From the first line of the data below through the line holding "SHADE_Y_BOTTOM = -6.06", output each line exactly and leave the pictures out.

⁂

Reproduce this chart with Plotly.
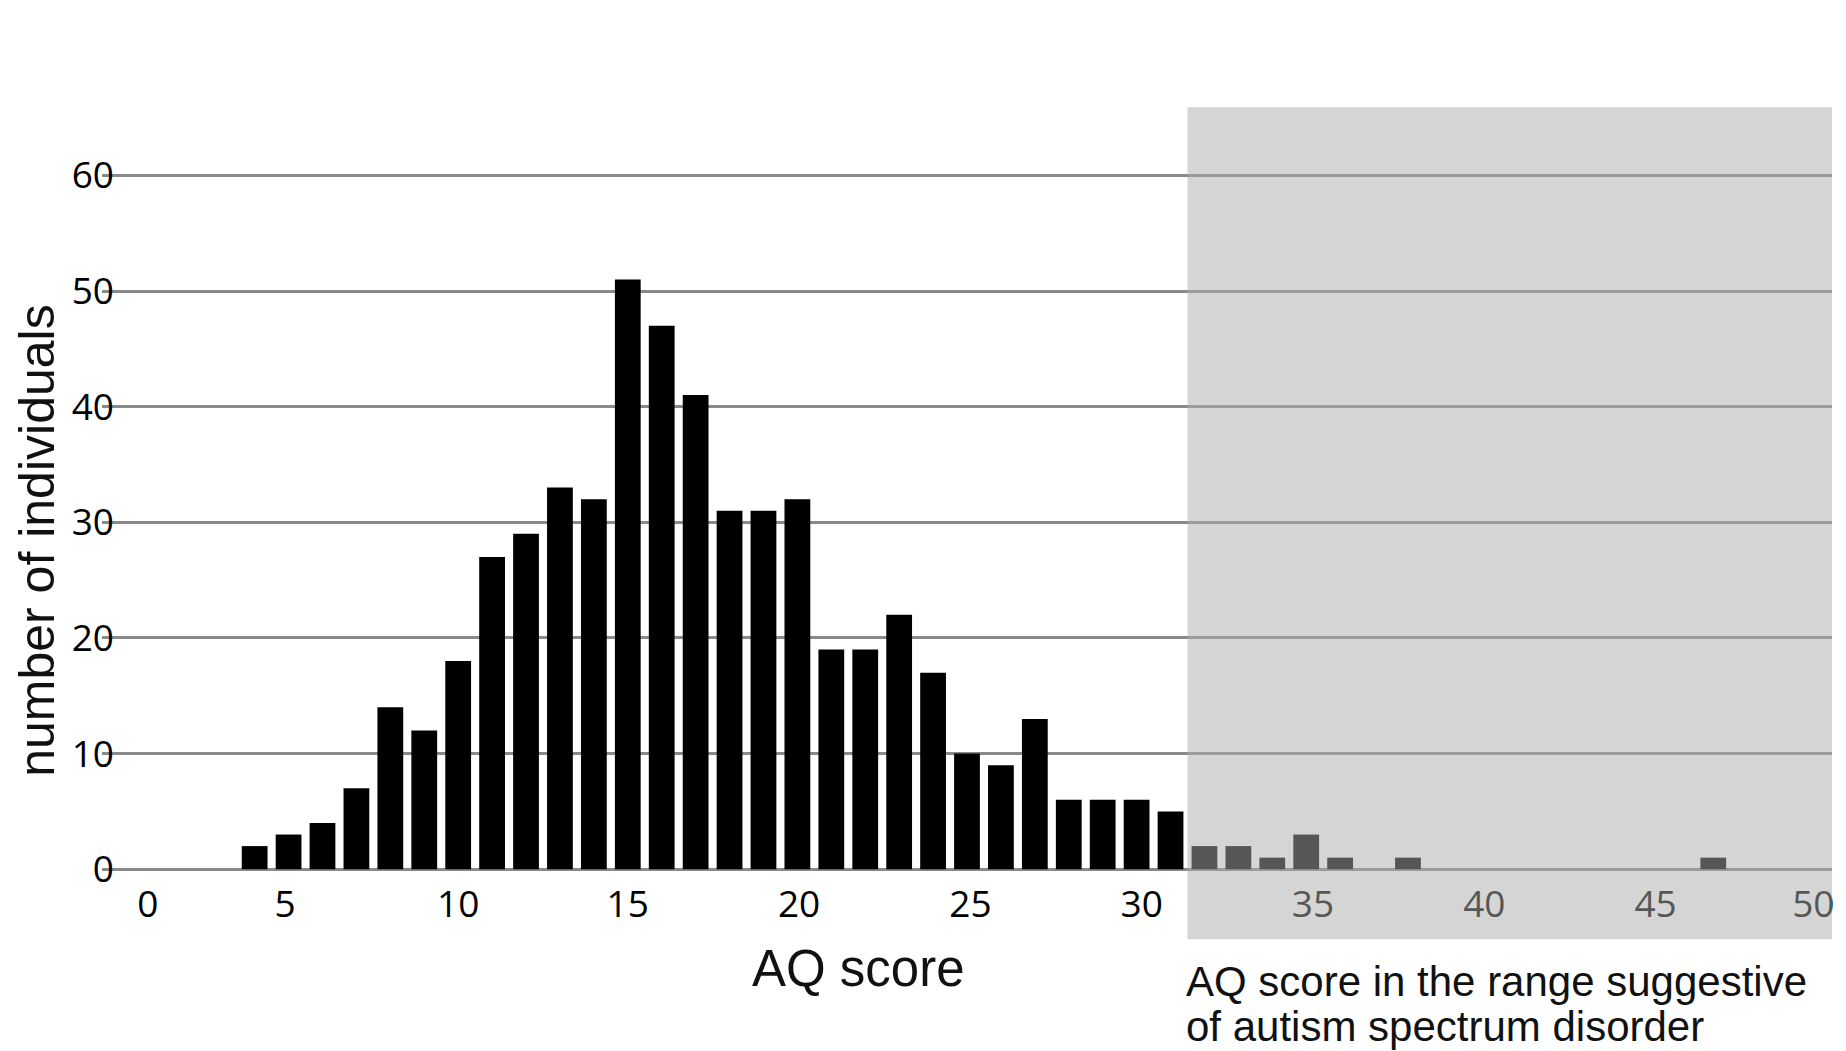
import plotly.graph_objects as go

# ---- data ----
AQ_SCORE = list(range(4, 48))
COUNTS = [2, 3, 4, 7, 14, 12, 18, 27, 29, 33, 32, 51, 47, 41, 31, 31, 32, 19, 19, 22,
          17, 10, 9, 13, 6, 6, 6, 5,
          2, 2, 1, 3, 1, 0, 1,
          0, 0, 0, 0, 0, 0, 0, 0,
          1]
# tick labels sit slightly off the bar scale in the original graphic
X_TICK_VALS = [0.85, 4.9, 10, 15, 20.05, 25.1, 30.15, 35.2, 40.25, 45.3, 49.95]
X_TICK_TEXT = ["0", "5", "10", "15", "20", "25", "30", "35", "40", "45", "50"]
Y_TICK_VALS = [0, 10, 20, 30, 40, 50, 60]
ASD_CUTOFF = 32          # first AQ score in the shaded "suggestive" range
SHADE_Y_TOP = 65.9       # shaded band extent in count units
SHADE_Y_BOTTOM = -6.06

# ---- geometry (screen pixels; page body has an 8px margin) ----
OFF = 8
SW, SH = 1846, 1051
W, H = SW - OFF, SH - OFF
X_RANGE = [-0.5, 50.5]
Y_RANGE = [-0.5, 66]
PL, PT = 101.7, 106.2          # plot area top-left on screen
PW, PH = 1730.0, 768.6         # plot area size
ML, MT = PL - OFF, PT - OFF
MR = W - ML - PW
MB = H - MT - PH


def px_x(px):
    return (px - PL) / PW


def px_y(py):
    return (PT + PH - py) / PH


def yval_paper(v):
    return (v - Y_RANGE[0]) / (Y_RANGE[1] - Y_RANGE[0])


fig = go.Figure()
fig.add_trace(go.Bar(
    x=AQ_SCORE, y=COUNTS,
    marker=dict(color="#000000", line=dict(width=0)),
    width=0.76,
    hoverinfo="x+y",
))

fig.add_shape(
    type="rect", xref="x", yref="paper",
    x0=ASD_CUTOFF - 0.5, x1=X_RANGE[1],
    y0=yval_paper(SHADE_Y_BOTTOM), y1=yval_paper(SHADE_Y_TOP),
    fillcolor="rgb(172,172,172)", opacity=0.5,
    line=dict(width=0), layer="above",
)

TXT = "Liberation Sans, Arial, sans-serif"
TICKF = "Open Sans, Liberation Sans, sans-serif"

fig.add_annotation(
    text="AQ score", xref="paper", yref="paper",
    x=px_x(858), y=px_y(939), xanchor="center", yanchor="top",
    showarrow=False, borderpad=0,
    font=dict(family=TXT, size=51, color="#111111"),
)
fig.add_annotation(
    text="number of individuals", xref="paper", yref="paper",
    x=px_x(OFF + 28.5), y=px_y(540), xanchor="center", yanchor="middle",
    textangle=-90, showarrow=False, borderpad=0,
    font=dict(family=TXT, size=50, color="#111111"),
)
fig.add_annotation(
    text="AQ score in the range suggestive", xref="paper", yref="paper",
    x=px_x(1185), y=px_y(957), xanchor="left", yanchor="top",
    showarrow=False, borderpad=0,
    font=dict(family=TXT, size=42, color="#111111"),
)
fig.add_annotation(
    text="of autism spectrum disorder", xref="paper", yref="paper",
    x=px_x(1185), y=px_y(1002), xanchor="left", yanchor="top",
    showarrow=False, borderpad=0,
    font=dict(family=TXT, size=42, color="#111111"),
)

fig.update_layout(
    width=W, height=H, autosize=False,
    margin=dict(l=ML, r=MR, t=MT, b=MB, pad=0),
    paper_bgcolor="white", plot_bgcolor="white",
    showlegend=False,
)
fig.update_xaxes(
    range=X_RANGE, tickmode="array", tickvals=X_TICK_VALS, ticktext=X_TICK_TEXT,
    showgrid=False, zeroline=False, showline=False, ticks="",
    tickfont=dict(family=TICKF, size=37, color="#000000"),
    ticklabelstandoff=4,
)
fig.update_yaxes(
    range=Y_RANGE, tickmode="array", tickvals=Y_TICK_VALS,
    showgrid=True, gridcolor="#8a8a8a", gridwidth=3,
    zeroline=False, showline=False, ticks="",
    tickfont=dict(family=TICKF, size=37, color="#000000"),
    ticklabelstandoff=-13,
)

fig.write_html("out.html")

⁂

### Written answer
Reproduce this chart with Plotly.
import plotly.graph_objects as go

# ---- data ----
AQ_SCORE = list(range(4, 48))
COUNTS = [2, 3, 4, 7, 14, 12, 18, 27, 29, 33, 32, 51, 47, 41, 31, 31, 32, 19, 19, 22,
          17, 10, 9, 13, 6, 6, 6, 5,
          2, 2, 1, 3, 1, 0, 1,
          0, 0, 0, 0, 0, 0, 0, 0,
          1]
# tick labels sit slightly off the bar scale in the original graphic
X_TICK_VALS = [0.85, 4.9, 10, 15, 20.05, 25.1, 30.15, 35.2, 40.25, 45.3, 49.95]
X_TICK_TEXT = ["0", "5", "10", "15", "20", "25", "30", "35", "40", "45", "50"]
Y_TICK_VALS = [0, 10, 20, 30, 40, 50, 60]
ASD_CUTOFF = 32          # first AQ score in the shaded "suggestive" range
SHADE_Y_TOP = 65.9       # shaded band extent in count units
SHADE_Y_BOTTOM = -6.06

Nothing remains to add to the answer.